WHAT YOU WILL DO: From the listing that follows, reproduce only the lines from the one holding "Give me the" through the one holding "labeled_years = [2007, 2010, 2013, 2016]", both included, with no pictures.

SUPPLIED DATA:
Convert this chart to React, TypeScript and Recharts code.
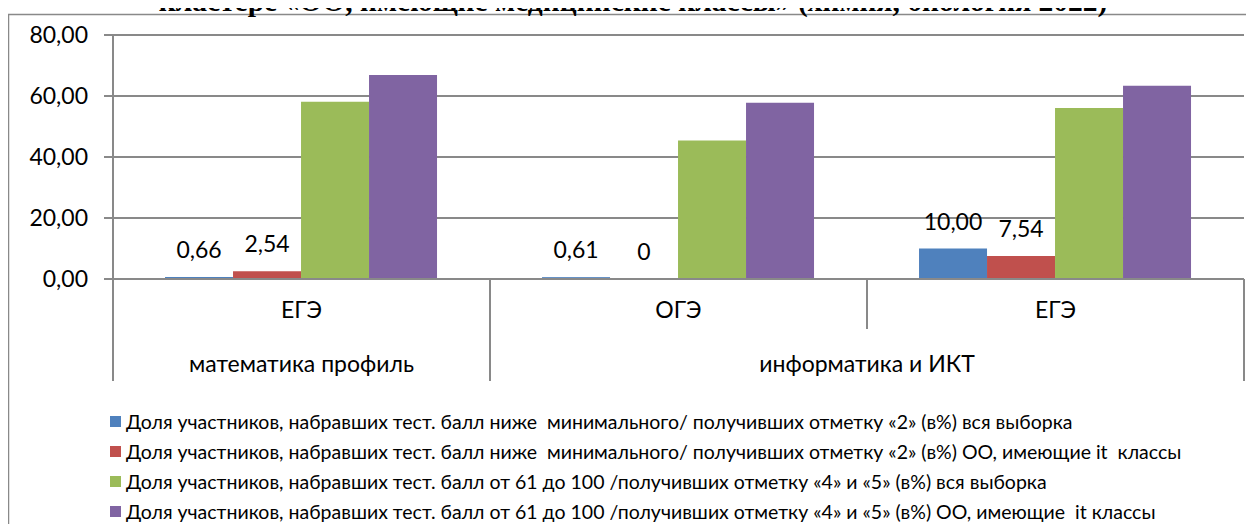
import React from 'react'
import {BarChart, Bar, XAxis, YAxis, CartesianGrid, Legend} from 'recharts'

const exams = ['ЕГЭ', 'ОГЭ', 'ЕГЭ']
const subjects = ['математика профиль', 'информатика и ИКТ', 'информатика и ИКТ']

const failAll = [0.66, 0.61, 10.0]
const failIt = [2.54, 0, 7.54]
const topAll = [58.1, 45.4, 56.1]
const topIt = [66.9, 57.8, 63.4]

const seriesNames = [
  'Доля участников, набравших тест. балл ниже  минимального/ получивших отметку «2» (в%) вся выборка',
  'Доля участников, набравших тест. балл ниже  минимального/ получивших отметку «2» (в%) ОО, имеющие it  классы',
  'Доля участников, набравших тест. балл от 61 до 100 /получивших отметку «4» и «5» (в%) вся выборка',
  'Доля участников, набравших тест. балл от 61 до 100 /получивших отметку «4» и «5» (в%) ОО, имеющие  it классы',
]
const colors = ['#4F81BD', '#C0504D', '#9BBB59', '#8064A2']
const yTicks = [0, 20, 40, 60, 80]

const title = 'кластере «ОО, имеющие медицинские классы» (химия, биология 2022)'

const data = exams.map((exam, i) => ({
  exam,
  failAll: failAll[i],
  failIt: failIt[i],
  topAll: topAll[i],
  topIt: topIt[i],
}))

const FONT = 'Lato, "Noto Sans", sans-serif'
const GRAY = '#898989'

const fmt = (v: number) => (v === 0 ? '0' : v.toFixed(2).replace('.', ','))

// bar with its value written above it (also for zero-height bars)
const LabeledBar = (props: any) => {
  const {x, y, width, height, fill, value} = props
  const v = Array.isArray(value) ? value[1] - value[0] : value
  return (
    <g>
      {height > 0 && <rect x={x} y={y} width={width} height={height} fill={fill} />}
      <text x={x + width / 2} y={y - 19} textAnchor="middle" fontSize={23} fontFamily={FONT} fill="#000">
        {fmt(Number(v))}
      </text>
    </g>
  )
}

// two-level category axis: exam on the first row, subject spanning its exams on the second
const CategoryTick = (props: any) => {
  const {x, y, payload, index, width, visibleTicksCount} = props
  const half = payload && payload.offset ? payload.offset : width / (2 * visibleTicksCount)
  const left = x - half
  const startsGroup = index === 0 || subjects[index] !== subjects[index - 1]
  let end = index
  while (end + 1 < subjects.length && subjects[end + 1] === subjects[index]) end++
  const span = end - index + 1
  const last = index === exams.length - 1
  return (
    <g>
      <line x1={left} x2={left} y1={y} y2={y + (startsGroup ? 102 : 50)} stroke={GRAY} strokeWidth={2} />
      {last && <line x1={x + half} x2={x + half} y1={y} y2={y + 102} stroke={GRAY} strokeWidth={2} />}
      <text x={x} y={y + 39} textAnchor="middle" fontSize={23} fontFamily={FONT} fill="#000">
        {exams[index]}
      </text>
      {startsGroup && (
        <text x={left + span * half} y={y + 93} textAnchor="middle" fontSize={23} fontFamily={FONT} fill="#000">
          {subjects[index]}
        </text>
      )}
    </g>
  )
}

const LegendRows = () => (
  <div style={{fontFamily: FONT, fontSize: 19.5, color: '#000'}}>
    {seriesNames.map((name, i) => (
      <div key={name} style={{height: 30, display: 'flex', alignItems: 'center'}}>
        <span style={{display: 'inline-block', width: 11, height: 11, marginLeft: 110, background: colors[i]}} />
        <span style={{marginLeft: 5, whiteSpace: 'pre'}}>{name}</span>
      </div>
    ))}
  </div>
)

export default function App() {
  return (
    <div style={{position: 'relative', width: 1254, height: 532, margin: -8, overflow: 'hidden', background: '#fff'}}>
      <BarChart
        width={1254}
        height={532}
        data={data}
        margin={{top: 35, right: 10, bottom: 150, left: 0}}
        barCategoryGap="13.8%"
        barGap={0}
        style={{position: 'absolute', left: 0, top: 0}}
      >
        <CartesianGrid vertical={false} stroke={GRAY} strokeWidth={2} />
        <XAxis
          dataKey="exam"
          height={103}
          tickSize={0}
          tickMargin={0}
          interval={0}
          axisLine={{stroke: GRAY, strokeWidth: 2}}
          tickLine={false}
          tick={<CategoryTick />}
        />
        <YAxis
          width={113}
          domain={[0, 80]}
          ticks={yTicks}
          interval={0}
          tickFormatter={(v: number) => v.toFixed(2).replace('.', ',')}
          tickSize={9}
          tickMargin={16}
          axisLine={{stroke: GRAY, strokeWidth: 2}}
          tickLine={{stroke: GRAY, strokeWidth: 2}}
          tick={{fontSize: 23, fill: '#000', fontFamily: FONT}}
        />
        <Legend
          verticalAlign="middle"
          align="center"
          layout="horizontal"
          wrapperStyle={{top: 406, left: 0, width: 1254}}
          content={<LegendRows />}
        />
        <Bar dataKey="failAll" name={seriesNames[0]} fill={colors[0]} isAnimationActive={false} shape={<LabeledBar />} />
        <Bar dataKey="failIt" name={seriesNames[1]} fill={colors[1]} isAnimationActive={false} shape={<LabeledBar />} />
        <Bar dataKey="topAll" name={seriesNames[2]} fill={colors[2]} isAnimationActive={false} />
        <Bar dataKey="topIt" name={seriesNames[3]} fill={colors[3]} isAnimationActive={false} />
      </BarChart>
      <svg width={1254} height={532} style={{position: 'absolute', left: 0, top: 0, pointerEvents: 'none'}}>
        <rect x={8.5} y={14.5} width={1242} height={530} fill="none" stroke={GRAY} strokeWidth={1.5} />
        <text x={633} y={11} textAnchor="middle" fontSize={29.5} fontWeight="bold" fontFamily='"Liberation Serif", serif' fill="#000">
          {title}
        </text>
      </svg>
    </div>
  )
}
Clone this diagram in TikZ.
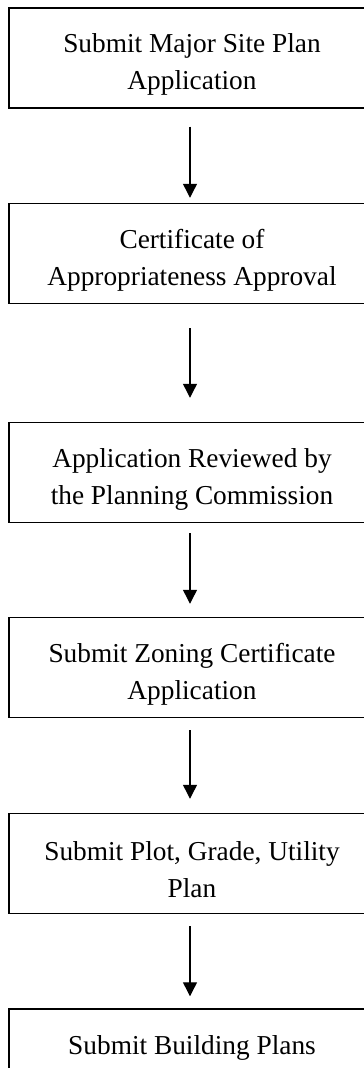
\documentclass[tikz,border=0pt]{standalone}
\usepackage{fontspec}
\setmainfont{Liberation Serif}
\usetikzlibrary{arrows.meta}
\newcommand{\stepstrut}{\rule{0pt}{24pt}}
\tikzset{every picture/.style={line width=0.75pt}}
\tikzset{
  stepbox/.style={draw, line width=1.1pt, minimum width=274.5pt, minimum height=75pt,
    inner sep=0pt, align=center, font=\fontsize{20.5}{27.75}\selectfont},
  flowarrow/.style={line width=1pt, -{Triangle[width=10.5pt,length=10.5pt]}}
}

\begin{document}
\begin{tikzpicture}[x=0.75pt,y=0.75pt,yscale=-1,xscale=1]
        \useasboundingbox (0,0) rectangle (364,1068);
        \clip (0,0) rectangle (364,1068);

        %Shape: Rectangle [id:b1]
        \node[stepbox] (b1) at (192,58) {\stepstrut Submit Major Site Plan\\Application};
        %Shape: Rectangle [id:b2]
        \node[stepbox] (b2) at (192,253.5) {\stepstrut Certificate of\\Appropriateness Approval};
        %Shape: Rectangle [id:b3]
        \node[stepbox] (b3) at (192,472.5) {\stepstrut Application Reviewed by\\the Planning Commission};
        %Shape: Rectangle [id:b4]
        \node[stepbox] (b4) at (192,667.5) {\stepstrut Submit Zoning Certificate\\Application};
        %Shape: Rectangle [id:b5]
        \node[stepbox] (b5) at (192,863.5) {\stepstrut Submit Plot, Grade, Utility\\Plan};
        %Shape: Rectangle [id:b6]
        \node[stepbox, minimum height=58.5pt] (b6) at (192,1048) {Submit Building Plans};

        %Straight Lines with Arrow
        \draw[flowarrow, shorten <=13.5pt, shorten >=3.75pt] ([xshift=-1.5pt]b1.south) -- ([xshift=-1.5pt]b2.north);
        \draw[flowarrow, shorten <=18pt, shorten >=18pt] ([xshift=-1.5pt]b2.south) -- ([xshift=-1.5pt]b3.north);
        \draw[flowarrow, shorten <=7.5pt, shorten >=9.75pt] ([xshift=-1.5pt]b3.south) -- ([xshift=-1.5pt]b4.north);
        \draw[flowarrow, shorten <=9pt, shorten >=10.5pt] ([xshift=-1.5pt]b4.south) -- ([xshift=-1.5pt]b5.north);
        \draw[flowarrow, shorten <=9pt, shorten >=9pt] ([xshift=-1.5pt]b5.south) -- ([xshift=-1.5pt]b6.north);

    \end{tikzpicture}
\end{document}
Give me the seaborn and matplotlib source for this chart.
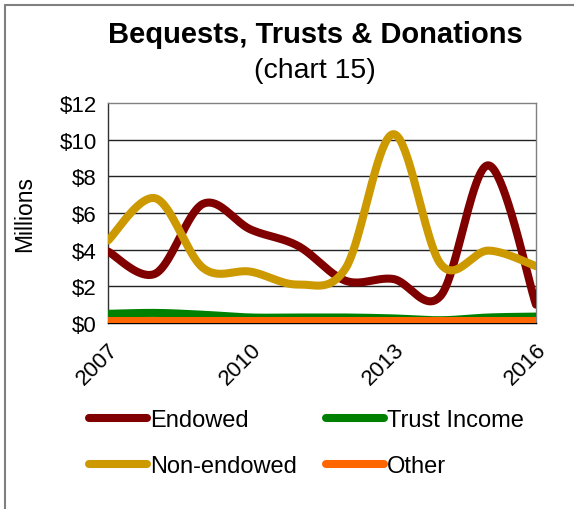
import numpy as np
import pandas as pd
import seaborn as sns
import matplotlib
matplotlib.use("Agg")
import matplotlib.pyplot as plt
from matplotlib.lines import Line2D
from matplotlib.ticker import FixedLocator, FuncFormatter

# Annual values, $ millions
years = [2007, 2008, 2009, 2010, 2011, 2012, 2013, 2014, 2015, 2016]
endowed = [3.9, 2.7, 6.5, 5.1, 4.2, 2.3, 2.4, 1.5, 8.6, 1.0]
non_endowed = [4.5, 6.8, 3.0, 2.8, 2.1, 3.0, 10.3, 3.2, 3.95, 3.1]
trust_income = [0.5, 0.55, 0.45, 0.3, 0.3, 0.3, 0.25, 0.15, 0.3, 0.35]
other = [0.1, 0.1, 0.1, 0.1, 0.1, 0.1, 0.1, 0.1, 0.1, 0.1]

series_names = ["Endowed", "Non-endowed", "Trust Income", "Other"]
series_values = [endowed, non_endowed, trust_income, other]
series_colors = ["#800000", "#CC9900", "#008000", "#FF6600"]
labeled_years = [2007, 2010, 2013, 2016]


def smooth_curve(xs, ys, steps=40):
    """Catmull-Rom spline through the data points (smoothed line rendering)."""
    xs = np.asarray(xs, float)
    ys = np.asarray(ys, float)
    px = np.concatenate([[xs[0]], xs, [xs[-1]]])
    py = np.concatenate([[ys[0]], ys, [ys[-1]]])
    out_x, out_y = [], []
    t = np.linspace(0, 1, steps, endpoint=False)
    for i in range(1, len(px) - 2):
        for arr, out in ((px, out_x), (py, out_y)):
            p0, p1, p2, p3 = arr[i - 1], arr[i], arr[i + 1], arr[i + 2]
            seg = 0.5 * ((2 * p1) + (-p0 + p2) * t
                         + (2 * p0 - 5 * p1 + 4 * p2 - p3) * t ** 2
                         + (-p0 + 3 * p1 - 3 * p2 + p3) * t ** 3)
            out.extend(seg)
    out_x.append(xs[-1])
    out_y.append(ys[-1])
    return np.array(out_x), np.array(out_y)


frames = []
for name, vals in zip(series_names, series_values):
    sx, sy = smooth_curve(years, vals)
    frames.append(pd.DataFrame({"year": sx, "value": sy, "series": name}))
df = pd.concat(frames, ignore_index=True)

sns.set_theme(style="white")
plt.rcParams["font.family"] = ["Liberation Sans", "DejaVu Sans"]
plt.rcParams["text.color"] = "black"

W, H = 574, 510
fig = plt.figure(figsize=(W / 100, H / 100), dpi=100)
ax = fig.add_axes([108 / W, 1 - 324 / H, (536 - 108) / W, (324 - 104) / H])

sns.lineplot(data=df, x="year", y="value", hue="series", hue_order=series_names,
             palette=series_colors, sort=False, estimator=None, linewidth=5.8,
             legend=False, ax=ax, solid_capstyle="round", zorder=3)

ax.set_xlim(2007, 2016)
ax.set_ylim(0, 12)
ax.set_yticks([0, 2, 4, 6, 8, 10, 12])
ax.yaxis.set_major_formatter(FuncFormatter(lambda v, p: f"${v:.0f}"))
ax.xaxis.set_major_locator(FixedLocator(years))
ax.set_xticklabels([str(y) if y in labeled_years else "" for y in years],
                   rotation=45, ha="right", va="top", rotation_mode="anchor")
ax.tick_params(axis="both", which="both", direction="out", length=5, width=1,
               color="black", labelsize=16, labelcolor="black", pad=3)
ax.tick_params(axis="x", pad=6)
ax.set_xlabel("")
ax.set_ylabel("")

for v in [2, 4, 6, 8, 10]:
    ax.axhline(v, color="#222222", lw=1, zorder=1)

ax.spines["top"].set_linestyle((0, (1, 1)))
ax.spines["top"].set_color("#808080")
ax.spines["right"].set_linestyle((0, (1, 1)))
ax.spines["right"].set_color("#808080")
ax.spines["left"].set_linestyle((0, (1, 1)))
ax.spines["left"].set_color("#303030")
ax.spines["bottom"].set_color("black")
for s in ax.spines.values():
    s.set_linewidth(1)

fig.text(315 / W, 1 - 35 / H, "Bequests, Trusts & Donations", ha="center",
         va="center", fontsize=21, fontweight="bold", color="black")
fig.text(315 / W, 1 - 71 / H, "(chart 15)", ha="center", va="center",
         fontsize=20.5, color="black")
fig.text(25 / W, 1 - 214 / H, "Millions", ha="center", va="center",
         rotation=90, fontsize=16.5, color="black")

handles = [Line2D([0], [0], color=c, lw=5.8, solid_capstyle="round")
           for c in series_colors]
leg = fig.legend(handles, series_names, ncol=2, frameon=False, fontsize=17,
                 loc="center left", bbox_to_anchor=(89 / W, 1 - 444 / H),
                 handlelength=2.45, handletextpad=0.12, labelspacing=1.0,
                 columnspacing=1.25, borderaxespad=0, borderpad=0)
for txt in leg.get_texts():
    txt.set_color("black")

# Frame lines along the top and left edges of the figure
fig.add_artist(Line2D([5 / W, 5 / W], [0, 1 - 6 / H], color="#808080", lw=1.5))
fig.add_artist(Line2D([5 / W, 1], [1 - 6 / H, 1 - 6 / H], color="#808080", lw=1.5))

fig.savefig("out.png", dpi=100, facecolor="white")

ANSWER FOR THE TASK:
Give me the seaborn and matplotlib source for this chart.
import numpy as np
import pandas as pd
import seaborn as sns
import matplotlib
matplotlib.use("Agg")
import matplotlib.pyplot as plt
from matplotlib.lines import Line2D
from matplotlib.ticker import FixedLocator, FuncFormatter

# Annual values, $ millions
years = [2007, 2008, 2009, 2010, 2011, 2012, 2013, 2014, 2015, 2016]
endowed = [3.9, 2.7, 6.5, 5.1, 4.2, 2.3, 2.4, 1.5, 8.6, 1.0]
non_endowed = [4.5, 6.8, 3.0, 2.8, 2.1, 3.0, 10.3, 3.2, 3.95, 3.1]
trust_income = [0.5, 0.55, 0.45, 0.3, 0.3, 0.3, 0.25, 0.15, 0.3, 0.35]
other = [0.1, 0.1, 0.1, 0.1, 0.1, 0.1, 0.1, 0.1, 0.1, 0.1]

series_names = ["Endowed", "Non-endowed", "Trust Income", "Other"]
series_values = [endowed, non_endowed, trust_income, other]
series_colors = ["#800000", "#CC9900", "#008000", "#FF6600"]
labeled_years = [2007, 2010, 2013, 2016]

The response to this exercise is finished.